• What is needed:
Copy exactly the lines of the records below, starting at the line that contains "Output the LaTeX" and continuing through the last line, both included; omit any pictures.

** Start Data shown **

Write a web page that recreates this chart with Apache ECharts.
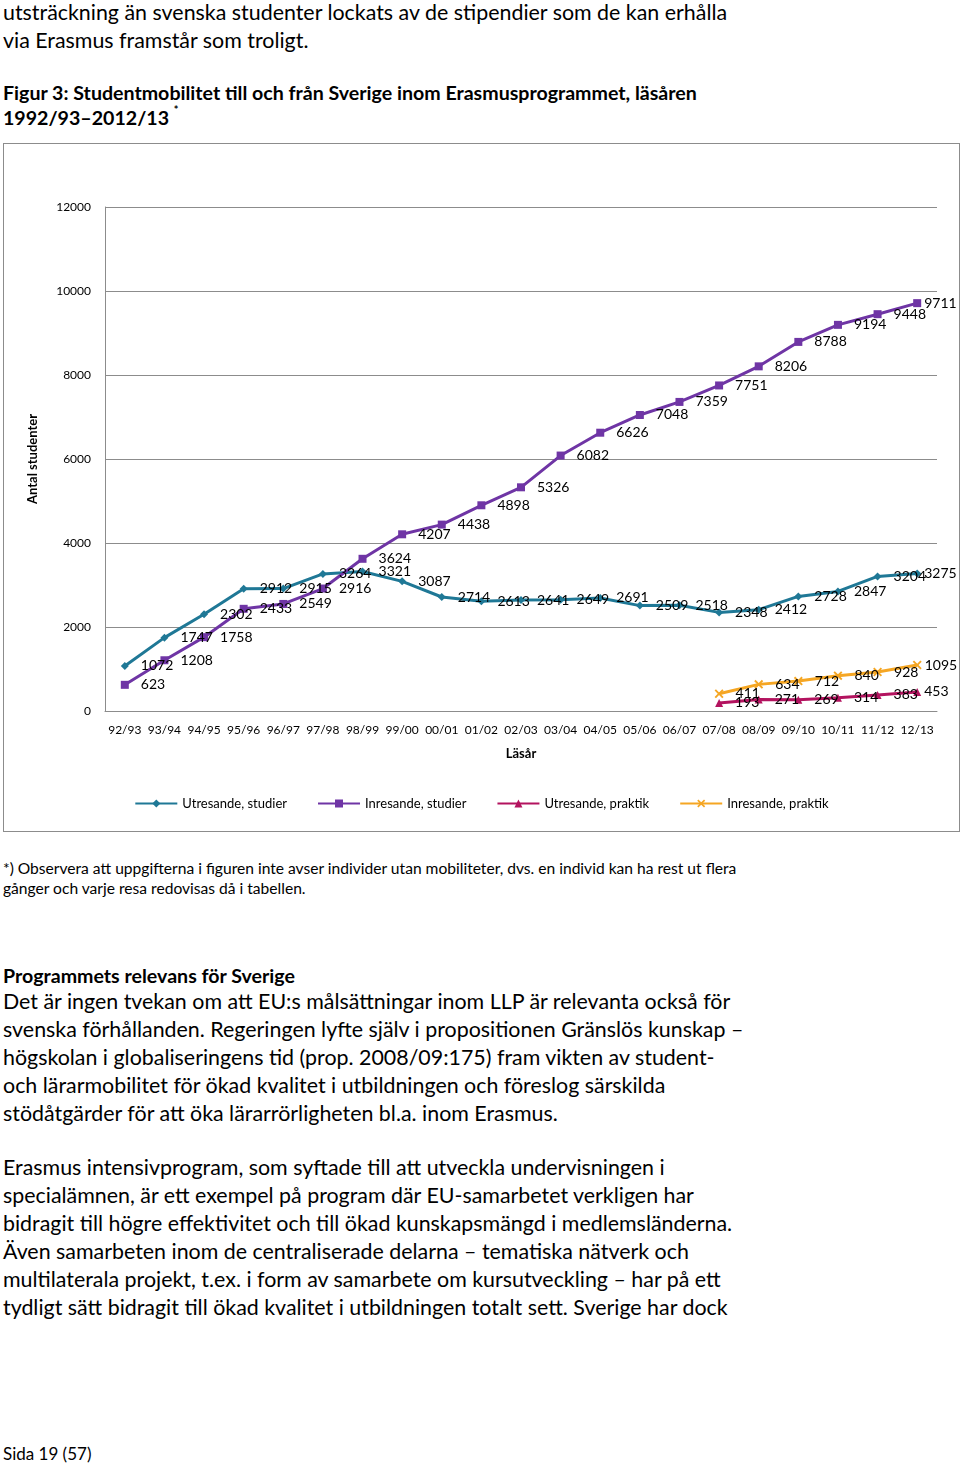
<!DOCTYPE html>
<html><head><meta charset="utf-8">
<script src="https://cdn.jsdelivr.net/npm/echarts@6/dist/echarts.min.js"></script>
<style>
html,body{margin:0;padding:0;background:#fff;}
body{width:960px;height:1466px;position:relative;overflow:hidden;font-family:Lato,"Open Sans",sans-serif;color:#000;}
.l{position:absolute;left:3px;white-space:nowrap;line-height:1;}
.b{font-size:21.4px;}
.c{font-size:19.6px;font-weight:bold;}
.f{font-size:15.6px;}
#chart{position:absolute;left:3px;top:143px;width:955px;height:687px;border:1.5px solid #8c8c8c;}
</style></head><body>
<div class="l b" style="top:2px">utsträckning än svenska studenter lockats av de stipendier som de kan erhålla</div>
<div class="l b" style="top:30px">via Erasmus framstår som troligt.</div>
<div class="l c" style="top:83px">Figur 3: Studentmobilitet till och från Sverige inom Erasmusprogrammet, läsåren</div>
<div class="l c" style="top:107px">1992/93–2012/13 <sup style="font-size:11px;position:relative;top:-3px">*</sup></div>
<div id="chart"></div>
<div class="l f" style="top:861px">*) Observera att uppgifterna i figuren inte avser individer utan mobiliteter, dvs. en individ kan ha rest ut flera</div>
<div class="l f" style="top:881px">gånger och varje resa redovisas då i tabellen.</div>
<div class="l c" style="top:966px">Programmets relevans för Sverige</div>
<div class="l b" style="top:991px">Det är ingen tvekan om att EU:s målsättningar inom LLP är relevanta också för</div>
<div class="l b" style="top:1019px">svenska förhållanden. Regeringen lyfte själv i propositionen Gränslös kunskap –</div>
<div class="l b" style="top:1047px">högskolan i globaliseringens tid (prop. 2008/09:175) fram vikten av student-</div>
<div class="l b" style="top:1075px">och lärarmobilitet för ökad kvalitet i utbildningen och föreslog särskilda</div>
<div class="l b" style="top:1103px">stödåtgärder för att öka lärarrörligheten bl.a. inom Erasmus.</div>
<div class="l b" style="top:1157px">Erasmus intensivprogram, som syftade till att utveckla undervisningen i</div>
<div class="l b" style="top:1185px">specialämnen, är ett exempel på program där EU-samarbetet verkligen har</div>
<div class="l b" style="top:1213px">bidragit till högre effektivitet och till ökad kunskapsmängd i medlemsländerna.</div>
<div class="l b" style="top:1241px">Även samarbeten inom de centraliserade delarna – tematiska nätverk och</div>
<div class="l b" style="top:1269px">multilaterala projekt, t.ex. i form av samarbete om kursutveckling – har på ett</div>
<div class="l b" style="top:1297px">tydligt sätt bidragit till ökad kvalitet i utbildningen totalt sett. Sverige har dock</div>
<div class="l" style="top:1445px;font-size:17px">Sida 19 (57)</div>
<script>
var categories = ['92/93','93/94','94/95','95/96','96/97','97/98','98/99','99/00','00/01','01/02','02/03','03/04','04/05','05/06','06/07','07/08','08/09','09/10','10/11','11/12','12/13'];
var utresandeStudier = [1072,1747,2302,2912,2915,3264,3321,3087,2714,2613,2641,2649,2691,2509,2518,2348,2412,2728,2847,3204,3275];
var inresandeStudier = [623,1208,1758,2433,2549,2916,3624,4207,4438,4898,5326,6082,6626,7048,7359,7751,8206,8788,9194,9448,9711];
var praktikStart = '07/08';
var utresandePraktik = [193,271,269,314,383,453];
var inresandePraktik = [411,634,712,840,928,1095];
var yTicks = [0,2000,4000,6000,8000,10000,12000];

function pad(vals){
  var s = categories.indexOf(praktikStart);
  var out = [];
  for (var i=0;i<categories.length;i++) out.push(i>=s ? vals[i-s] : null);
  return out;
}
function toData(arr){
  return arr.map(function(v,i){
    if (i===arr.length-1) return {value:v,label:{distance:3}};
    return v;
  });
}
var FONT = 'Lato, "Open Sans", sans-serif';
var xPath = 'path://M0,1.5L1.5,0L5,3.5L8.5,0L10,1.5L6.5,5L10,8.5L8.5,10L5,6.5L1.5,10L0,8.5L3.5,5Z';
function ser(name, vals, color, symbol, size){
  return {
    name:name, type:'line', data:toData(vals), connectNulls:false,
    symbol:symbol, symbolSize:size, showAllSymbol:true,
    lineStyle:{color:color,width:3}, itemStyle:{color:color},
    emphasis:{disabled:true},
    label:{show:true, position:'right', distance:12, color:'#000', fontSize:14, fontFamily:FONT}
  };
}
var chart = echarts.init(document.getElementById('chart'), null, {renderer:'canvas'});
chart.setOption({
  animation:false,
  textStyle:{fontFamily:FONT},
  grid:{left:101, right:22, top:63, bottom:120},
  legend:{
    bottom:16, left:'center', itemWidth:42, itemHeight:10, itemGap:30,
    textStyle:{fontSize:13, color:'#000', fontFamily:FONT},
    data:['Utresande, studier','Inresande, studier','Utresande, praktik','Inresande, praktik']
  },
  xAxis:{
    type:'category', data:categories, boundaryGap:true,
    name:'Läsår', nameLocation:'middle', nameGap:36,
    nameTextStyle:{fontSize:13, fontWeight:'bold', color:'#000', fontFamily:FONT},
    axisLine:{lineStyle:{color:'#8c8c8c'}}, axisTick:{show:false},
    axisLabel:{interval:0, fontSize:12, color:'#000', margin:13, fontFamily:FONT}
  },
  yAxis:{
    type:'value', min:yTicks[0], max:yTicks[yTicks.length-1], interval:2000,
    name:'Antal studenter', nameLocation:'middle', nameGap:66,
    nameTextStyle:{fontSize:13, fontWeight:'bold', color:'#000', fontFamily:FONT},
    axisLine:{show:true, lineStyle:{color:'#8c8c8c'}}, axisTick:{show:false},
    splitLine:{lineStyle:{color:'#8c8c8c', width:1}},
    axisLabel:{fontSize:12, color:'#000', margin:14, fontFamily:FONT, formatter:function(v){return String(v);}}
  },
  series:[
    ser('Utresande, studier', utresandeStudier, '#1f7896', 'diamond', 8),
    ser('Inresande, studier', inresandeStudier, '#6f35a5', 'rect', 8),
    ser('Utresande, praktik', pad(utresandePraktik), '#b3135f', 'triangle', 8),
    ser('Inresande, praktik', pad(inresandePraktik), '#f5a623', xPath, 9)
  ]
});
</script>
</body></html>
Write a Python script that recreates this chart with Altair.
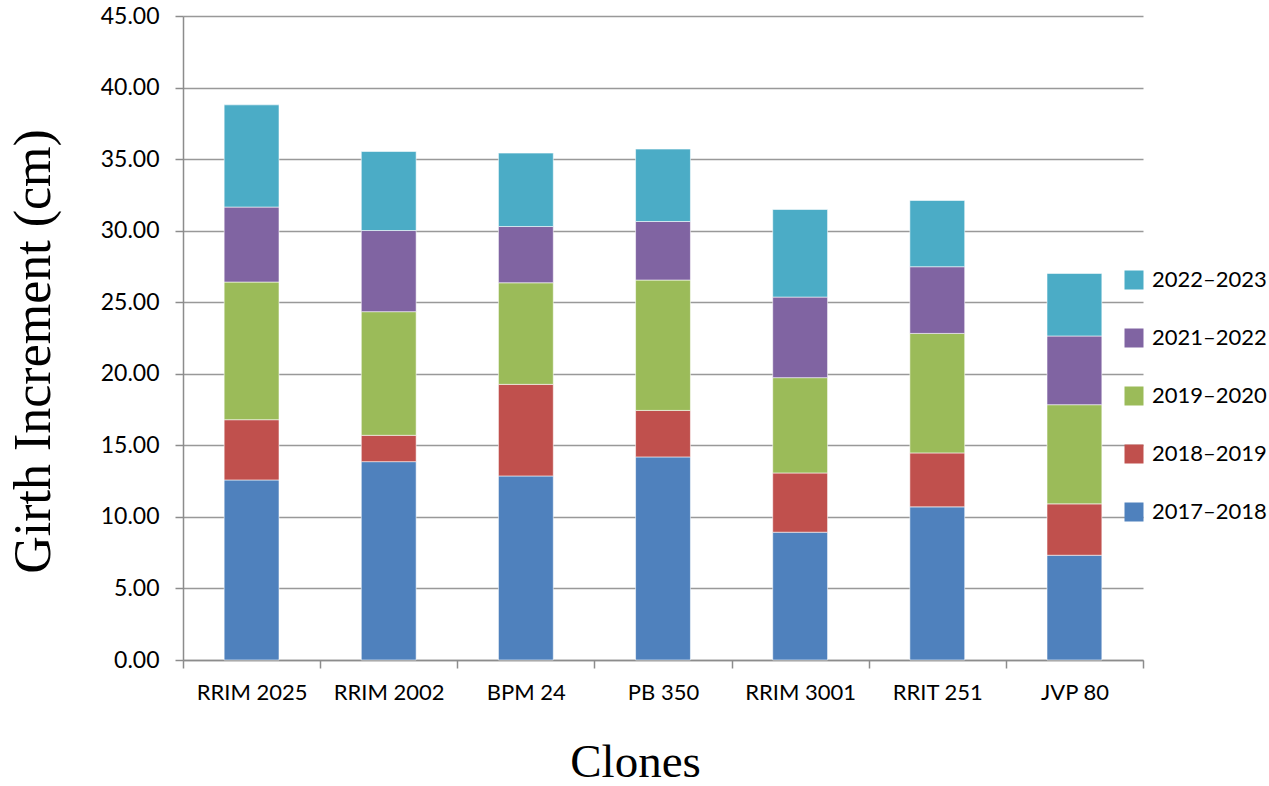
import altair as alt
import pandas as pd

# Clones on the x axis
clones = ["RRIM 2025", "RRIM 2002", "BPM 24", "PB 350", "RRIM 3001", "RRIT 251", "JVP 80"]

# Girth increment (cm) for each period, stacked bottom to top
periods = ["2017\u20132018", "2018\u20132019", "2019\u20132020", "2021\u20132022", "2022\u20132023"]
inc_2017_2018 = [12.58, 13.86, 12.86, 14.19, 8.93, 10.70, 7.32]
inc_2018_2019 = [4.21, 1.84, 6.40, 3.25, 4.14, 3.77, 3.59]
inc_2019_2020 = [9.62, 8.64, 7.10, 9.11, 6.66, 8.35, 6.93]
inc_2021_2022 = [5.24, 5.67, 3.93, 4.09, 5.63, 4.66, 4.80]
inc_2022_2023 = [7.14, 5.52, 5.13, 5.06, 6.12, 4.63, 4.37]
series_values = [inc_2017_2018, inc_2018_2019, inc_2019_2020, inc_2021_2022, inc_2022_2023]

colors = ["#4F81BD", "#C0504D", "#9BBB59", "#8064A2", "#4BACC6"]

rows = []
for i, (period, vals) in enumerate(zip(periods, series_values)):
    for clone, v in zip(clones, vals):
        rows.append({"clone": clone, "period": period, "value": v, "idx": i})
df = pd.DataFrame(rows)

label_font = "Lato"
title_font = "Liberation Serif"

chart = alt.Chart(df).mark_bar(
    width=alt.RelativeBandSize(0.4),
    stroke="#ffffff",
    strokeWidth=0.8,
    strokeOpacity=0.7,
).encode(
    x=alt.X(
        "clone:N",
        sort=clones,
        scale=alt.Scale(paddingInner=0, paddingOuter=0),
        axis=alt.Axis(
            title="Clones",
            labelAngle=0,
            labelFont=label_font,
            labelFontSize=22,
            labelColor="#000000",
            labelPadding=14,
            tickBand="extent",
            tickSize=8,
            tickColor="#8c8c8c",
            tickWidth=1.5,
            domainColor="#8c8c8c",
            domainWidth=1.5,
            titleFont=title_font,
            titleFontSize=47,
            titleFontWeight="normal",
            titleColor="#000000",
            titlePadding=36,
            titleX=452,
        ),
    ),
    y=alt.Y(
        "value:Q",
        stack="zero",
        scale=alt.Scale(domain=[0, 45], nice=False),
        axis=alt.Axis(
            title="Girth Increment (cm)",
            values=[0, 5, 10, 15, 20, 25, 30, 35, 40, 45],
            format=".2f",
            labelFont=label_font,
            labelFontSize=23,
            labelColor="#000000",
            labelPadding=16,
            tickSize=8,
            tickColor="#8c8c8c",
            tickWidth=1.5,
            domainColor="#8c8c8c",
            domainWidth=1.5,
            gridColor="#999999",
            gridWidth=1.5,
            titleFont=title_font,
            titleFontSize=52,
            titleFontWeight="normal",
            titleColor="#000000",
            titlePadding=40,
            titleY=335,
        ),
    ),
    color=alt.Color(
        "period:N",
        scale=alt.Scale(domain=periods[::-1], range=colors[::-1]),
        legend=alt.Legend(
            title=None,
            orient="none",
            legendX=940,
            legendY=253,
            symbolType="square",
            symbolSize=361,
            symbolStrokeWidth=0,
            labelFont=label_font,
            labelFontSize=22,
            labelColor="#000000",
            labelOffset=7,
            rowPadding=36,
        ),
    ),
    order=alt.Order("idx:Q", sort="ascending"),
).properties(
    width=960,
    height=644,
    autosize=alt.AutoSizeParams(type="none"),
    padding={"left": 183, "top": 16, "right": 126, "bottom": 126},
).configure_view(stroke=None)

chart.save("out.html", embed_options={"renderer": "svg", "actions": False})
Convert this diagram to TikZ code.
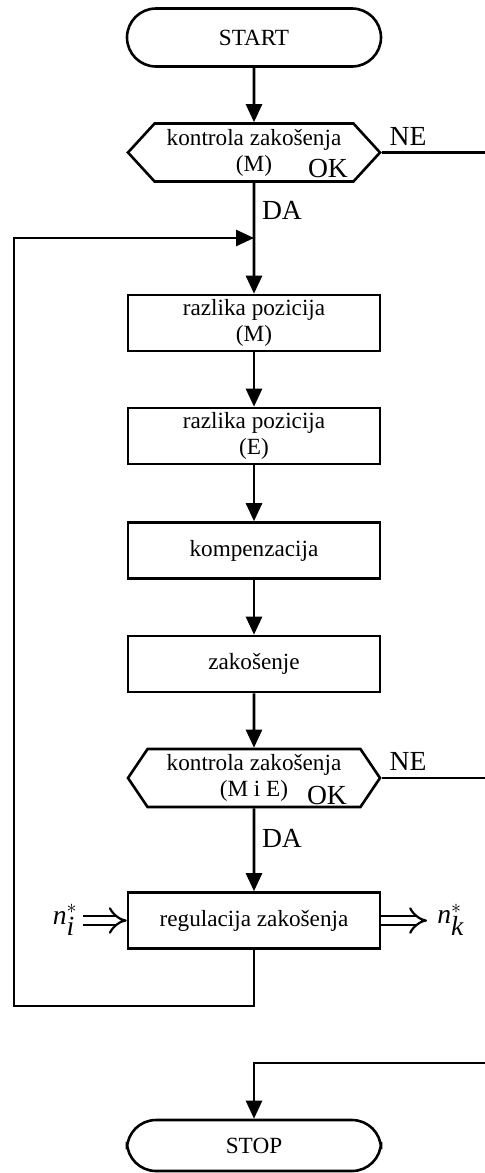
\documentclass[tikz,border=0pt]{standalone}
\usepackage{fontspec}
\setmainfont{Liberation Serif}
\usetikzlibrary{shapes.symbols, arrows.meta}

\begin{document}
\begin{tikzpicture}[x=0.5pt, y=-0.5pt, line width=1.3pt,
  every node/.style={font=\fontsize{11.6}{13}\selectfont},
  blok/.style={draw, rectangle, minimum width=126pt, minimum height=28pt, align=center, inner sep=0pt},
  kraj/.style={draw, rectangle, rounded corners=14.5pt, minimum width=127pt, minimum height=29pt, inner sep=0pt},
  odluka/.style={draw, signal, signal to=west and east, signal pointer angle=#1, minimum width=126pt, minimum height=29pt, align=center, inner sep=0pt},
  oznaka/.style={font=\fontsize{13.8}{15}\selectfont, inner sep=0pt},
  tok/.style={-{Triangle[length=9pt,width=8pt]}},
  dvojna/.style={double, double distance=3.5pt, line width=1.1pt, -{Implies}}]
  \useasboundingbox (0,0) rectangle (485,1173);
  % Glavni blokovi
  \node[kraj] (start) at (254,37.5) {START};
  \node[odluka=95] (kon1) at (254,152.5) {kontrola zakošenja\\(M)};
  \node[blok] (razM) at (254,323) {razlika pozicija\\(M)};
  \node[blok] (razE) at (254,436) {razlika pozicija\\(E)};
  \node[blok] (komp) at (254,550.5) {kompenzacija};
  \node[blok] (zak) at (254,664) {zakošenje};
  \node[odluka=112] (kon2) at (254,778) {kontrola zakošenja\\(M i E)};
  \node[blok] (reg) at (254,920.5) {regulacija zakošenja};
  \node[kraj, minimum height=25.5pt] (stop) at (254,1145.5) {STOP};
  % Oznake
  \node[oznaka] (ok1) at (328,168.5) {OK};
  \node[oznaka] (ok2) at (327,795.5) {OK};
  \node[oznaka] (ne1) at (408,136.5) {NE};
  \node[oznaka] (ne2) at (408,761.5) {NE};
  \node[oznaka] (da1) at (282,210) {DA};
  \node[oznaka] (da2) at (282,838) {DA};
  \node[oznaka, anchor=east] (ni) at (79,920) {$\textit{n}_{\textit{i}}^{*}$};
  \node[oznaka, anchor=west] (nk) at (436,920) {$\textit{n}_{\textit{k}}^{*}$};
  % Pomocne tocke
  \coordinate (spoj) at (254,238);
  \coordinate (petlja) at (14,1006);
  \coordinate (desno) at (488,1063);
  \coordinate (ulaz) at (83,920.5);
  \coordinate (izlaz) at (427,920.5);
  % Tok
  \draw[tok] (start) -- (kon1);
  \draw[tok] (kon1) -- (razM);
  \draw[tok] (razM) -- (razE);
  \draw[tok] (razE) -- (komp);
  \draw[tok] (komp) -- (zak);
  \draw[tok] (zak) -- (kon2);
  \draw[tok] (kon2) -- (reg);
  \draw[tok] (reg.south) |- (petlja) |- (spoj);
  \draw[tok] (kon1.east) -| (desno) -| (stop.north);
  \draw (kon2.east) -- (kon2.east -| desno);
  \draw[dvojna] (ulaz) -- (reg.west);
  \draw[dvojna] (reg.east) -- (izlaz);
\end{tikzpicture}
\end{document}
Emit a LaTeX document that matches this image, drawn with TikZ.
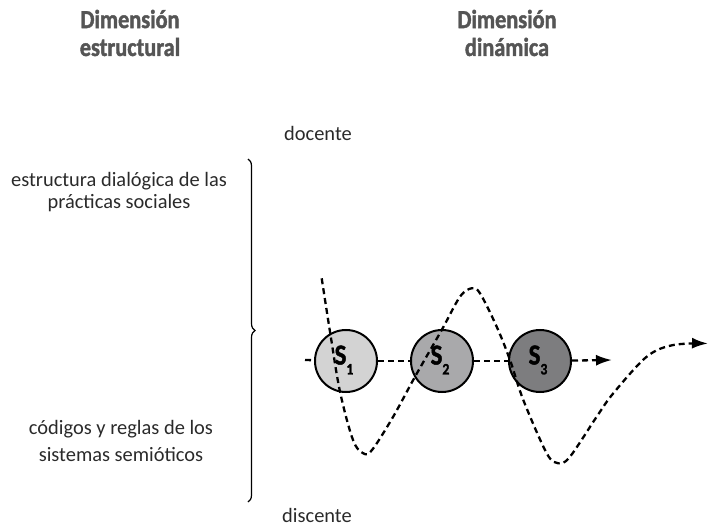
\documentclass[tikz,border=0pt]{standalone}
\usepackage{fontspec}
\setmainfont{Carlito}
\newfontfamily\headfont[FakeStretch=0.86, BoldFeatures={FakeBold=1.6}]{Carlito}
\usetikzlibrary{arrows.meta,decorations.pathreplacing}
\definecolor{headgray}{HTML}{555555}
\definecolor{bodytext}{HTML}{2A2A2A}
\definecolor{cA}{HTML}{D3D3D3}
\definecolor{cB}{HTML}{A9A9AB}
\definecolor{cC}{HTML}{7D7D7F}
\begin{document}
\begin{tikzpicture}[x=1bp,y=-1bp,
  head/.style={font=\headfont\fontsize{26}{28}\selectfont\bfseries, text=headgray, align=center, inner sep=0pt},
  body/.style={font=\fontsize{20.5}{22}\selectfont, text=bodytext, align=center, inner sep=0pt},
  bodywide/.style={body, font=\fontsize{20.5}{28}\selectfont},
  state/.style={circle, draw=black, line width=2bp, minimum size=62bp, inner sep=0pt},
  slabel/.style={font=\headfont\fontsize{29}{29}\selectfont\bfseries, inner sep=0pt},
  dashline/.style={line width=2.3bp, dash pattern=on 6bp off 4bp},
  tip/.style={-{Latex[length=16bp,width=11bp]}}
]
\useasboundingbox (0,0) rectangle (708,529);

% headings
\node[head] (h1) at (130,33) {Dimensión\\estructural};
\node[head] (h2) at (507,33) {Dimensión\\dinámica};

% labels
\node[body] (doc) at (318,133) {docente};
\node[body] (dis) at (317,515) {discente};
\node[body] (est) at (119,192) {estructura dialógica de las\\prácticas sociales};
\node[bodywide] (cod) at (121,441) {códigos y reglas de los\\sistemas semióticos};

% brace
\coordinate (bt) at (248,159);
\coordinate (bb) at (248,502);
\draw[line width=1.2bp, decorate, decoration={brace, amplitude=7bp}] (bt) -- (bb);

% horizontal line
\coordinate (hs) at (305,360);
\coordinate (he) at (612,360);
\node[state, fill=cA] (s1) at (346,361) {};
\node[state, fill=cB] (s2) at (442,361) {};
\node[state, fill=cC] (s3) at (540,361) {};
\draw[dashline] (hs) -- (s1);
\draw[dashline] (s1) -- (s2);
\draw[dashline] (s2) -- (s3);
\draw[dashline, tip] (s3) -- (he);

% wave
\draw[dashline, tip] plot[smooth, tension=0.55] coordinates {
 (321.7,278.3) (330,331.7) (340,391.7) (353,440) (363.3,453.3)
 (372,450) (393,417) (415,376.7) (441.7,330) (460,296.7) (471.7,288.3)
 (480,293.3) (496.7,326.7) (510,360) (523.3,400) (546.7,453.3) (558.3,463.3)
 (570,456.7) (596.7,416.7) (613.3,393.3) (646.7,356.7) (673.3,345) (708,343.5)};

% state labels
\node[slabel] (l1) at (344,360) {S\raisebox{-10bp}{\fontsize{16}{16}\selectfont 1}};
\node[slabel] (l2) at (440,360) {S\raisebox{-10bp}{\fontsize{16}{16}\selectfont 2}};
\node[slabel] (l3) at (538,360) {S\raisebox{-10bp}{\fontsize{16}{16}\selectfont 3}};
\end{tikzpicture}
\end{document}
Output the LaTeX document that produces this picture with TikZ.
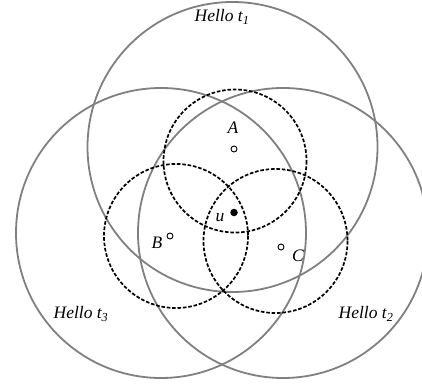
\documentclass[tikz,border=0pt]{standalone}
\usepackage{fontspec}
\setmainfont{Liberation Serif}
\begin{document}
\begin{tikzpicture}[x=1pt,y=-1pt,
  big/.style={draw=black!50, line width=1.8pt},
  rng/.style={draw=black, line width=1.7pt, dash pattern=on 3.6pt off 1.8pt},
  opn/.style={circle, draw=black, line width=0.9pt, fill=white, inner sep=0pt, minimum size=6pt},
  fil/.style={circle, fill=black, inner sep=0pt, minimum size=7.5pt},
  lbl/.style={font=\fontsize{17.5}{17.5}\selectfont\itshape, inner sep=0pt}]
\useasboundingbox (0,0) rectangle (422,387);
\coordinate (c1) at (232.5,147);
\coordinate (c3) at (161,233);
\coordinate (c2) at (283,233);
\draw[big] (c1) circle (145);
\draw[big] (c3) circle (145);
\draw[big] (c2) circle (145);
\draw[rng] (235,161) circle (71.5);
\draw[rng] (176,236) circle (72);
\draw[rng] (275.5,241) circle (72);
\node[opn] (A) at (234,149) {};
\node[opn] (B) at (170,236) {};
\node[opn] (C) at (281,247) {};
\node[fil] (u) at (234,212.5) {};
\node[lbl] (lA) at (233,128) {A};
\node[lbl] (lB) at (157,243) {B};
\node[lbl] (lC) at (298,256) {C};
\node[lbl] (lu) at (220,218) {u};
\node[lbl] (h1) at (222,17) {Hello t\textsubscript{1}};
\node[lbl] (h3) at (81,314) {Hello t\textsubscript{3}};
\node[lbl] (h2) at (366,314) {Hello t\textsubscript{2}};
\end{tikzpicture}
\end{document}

** End Data shown **

• Task output:
Output the LaTeX document that produces this picture with TikZ.
\documentclass[tikz,border=0pt]{standalone}
\usepackage{fontspec}
\setmainfont{Liberation Serif}
\begin{document}
\begin{tikzpicture}[x=1pt,y=-1pt,
  big/.style={draw=black!50, line width=1.8pt},
  rng/.style={draw=black, line width=1.7pt, dash pattern=on 3.6pt off 1.8pt},
  opn/.style={circle, draw=black, line width=0.9pt, fill=white, inner sep=0pt, minimum size=6pt},
  fil/.style={circle, fill=black, inner sep=0pt, minimum size=7.5pt},
  lbl/.style={font=\fontsize{17.5}{17.5}\selectfont\itshape, inner sep=0pt}]
\useasboundingbox (0,0) rectangle (422,387);
\coordinate (c1) at (232.5,147);
\coordinate (c3) at (161,233);
\coordinate (c2) at (283,233);
\draw[big] (c1) circle (145);
\draw[big] (c3) circle (145);
\draw[big] (c2) circle (145);
\draw[rng] (235,161) circle (71.5);
\draw[rng] (176,236) circle (72);
\draw[rng] (275.5,241) circle (72);
\node[opn] (A) at (234,149) {};
\node[opn] (B) at (170,236) {};
\node[opn] (C) at (281,247) {};
\node[fil] (u) at (234,212.5) {};
\node[lbl] (lA) at (233,128) {A};
\node[lbl] (lB) at (157,243) {B};
\node[lbl] (lC) at (298,256) {C};
\node[lbl] (lu) at (220,218) {u};
\node[lbl] (h1) at (222,17) {Hello t\textsubscript{1}};
\node[lbl] (h3) at (81,314) {Hello t\textsubscript{3}};
\node[lbl] (h2) at (366,314) {Hello t\textsubscript{2}};
\end{tikzpicture}
\end{document}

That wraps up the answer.